The bottomline of the listed Real Estate Investment Trust’s (REIT) more than doubled from R1bn reported in 2016 to over R3.5bn, according to the unaudited interim results released on Monday.

The group reported revenue generation of R3.6bn for the six months, up 8.4% compared to the same period in 2016. Operating profit increased 11.2% from R2bn to over R2.3bn. An interim dividend of 44.82c was declared, which is up 7.5%.

In light of the “political issues” ahead of the ANC elective conference later this year as well as the recent ratings downgrades, chief executive Andrew Konig said the results show the REIT is well positioned to “weather the coming storm”.

The results show that Redefine’s local property portfolio, which is diversified, is valued at R67.7bn.
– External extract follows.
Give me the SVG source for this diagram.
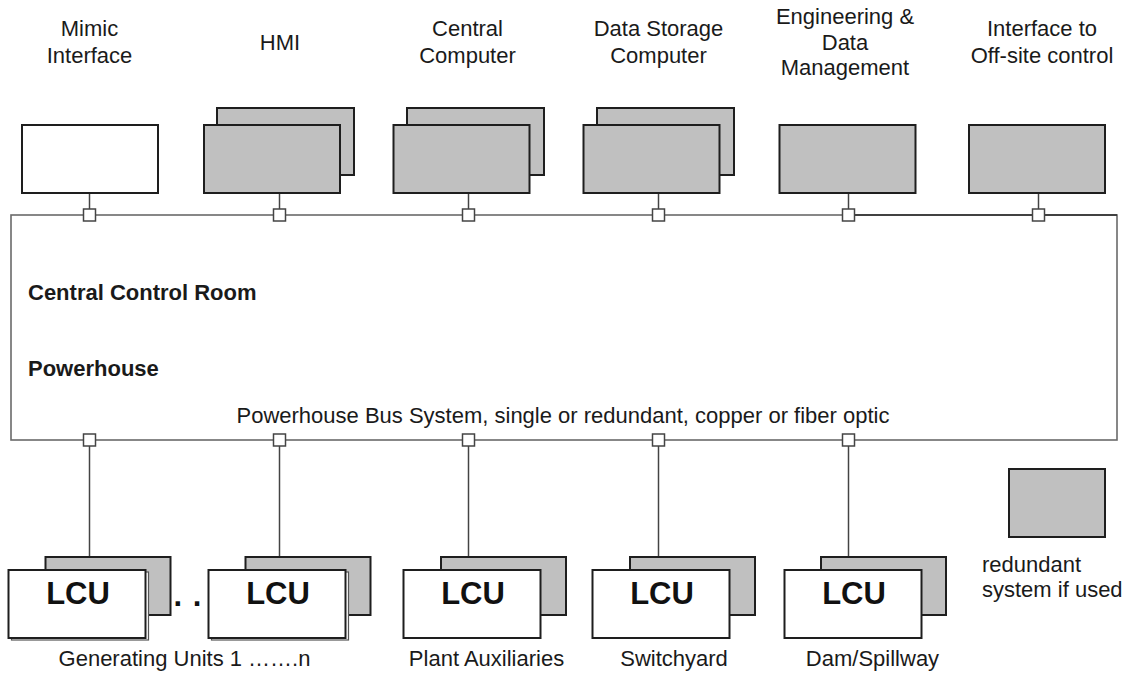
<svg xmlns="http://www.w3.org/2000/svg" width="1124" height="674" viewBox="0 0 1124 674">
  <style>
    text { font-family: "Liberation Sans", Arial, sans-serif; font-size: 22px; fill: #1a1a1a; }
    .c { text-anchor: middle; }
    .b { font-weight: bold; }
    .lcu { font-weight: bold; font-size: 31px; text-anchor: middle; fill: #111; }
    .box { stroke: #1e1e1e; stroke-width: 2; }
    .grey { fill: #c0c0c0; }
    .white { fill: #ffffff; }
    .bus { fill: none; stroke: #6a6a6a; stroke-width: 1.6; }
    .stub { stroke: #444; stroke-width: 1.5; }
    .tap { fill: #ffffff; stroke: #444; stroke-width: 1.5; }
  </style>
  <rect width="1124" height="674" fill="#ffffff"/>

  <!-- bus ring and stubs -->
  <g id="connectors">
    <rect class="bus" x="11" y="215" width="1106" height="225"/>
    <line x1="848.5" y1="215" x2="1117" y2="215" stroke="#2a2a2a" stroke-width="1.6"/>
    <!-- upper stubs -->
    <line class="stub" x1="89.5" y1="193" x2="89.5" y2="209"/>
    <line class="stub" x1="279.5" y1="193" x2="279.5" y2="209"/>
    <line class="stub" x1="468.5" y1="193" x2="468.5" y2="209"/>
    <line class="stub" x1="658.5" y1="193" x2="658.5" y2="209"/>
    <line class="stub" x1="848.5" y1="193" x2="848.5" y2="209"/>
    <line class="stub" x1="1038.5" y1="193" x2="1038.5" y2="209"/>
    <!-- lower stubs -->
    <line class="stub" x1="89.5" y1="446" x2="89.5" y2="557"/>
    <line class="stub" x1="279.5" y1="446" x2="279.5" y2="557"/>
    <line class="stub" x1="468.5" y1="446" x2="468.5" y2="557"/>
    <line class="stub" x1="658.5" y1="446" x2="658.5" y2="557"/>
    <line class="stub" x1="848.5" y1="446" x2="848.5" y2="557"/>
    <!-- bus taps -->
    <rect class="tap" x="83.5" y="209" width="12" height="12"/>
    <rect class="tap" x="273.5" y="209" width="12" height="12"/>
    <rect class="tap" x="462.5" y="209" width="12" height="12"/>
    <rect class="tap" x="652.5" y="209" width="12" height="12"/>
    <rect class="tap" x="842.5" y="209" width="12" height="12"/>
    <rect class="tap" x="1032.5" y="209" width="12" height="12"/>
    <rect class="tap" x="83.5" y="434" width="12" height="12"/>
    <rect class="tap" x="273.5" y="434" width="12" height="12"/>
    <rect class="tap" x="462.5" y="434" width="12" height="12"/>
    <rect class="tap" x="652.5" y="434" width="12" height="12"/>
    <rect class="tap" x="842.5" y="434" width="12" height="12"/>
  </g>

  <!-- area labels -->
  <g id="areas">
    <text class="b" x="28" y="300">Central Control Room</text>
    <text class="b" x="28" y="376">Powerhouse</text>
    <text class="c" x="563" y="423">Powerhouse Bus System, single or redundant, copper or fiber optic</text>
  </g>

  <!-- control room equipment -->
  <g id="mimic">
    <text class="c" x="89.5" y="35.5">Mimic</text>
    <text class="c" x="89.5" y="62.5">Interface</text>
    <rect class="box white" x="22" y="125" width="136" height="68"/>
  </g>
  <g id="hmi">
    <text class="c" x="280" y="50">HMI</text>
    <rect class="box grey" x="217" y="108" width="137" height="67"/>
    <rect class="box grey" x="204" y="125" width="136" height="68"/>
  </g>
  <g id="central-computer">
    <text class="c" x="467.5" y="35.5">Central</text>
    <text class="c" x="467.5" y="62.5">Computer</text>
    <rect class="box grey" x="407" y="108" width="137" height="67"/>
    <rect class="box grey" x="393.5" y="125" width="136" height="68"/>
  </g>
  <g id="data-storage">
    <text class="c" x="658.5" y="35.5">Data Storage</text>
    <text class="c" x="658.5" y="62.5">Computer</text>
    <rect class="box grey" x="597" y="108" width="137" height="67"/>
    <rect class="box grey" x="583.5" y="125" width="136" height="68"/>
  </g>
  <g id="engineering">
    <text class="c" x="845" y="24">Engineering &amp;</text>
    <text class="c" x="845" y="49.5">Data</text>
    <text class="c" x="845" y="74.5">Management</text>
    <rect class="box grey" x="779.5" y="125" width="136" height="68"/>
  </g>
  <g id="offsite-interface">
    <text class="c" x="1042" y="36">Interface to</text>
    <text class="c" x="1042" y="62.5">Off-site control</text>
    <rect class="box grey" x="969" y="125" width="136" height="68"/>
  </g>

  <!-- local control units -->
  <g id="lcu-unit-1">
    <rect class="box grey" x="45.5" y="557" width="125" height="58"/>
    <rect x="11.5" y="572" width="137" height="68" fill="#ffffff" stroke="#555" stroke-width="1.2"/>
    <rect class="box white" x="8.5" y="570" width="137" height="68"/>
    <text class="lcu" x="78" y="604">LCU</text>
  </g>
  <g id="unit-dots">
    <text class="lcu" x="188" y="606" letter-spacing="1">. .</text>
  </g>
  <g id="lcu-unit-n">
    <rect class="box grey" x="245.5" y="557" width="125" height="58"/>
    <rect x="211.5" y="572" width="137" height="68" fill="#ffffff" stroke="#555" stroke-width="1.2"/>
    <rect class="box white" x="208.5" y="570" width="137" height="68"/>
    <text class="lcu" x="278" y="604">LCU</text>
    <text class="c" x="184.5" y="666">Generating Units 1 …….n</text>
  </g>
  <g id="lcu-auxiliaries">
    <rect class="box grey" x="441" y="557" width="125" height="58"/>
    <rect class="box white" x="403.5" y="570" width="137" height="68"/>
    <text class="lcu" x="473" y="604">LCU</text>
    <text class="c" x="486.5" y="666">Plant Auxiliaries</text>
  </g>
  <g id="lcu-switchyard">
    <rect class="box grey" x="630" y="557" width="125" height="58"/>
    <rect class="box white" x="592.5" y="570" width="137" height="68"/>
    <text class="lcu" x="662" y="604">LCU</text>
    <text class="c" x="674" y="666">Switchyard</text>
  </g>
  <g id="lcu-dam">
    <rect class="box grey" x="821" y="557" width="125" height="58"/>
    <rect class="box white" x="784.5" y="570" width="137" height="68"/>
    <text class="lcu" x="854" y="604">LCU</text>
    <text class="c" x="872.5" y="666">Dam/Spillway</text>
  </g>

  <!-- legend -->
  <g id="legend">
    <rect class="box grey" x="1009" y="469" width="96" height="68"/>
    <text x="982" y="572">redundant</text>
    <text x="982" y="597">system if used</text>
  </g>
</svg>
Its international investments are valued at R16.4bn. The international investments contributed 22.7% to shareholder value. International real estate investments contributed 19.5% of property assets, the group reported.

“Geographic diversification remains very important as we access stable revenue flows and broaden our funding sources at attractive interest rates,” Konig said in a statement. He expects offshore assets' contribution to earnings to increase to around 25%.

Management’s focus over the period was to protect, expand and improve existing properties.

“We are benefiting now from a strategy adopted some six years back to upgrade the quality and efficiency, as well as  extend the lease maturity profile of our local portfolio and geographically diversify into real estate markets operating in hard currency markets,” explained Konig.

The group expanded into student accommodation in Australia and invested a further €59m (about R874m) for JSE-listed Polish group Echo Polska Properties.

READ: A pioneer of the REIT sector

Redefine reported a net cash inflow of R683m, an improvement on the cash flow of R165m for the previous interim period. Its financing activities reported an outflow of R2.5bn, compared to the inflow of R292m for the previous period.

Konig explained that a “significant portion” of international debt was refinanced over the period. He said this is a “very big achievement” and will stand Redefine in “good stead” given the volatile environment ahead.

In January Redefine acquired all of the shares in The Pivotal Fund Limited as part of a strategy to position the group competitively in the commercial sector. As a result the group acquired 32 Pivotal properties worth R10.4bn. 

Further acquisitions include an 11.8% stake in pan-African income property fund Mara Delta Property Holdings, which is dual-listed on the JSE and the Mauritian stock exchange. It also acquired a 37.1% interest in Nigerian-based Oando Wings Development.

“While the risk of further ratings downgrades is a real concern, our diversification strategy will continue,” said Konig. He added that the group will “purposefully seek out” real estate poised  for sustained growth.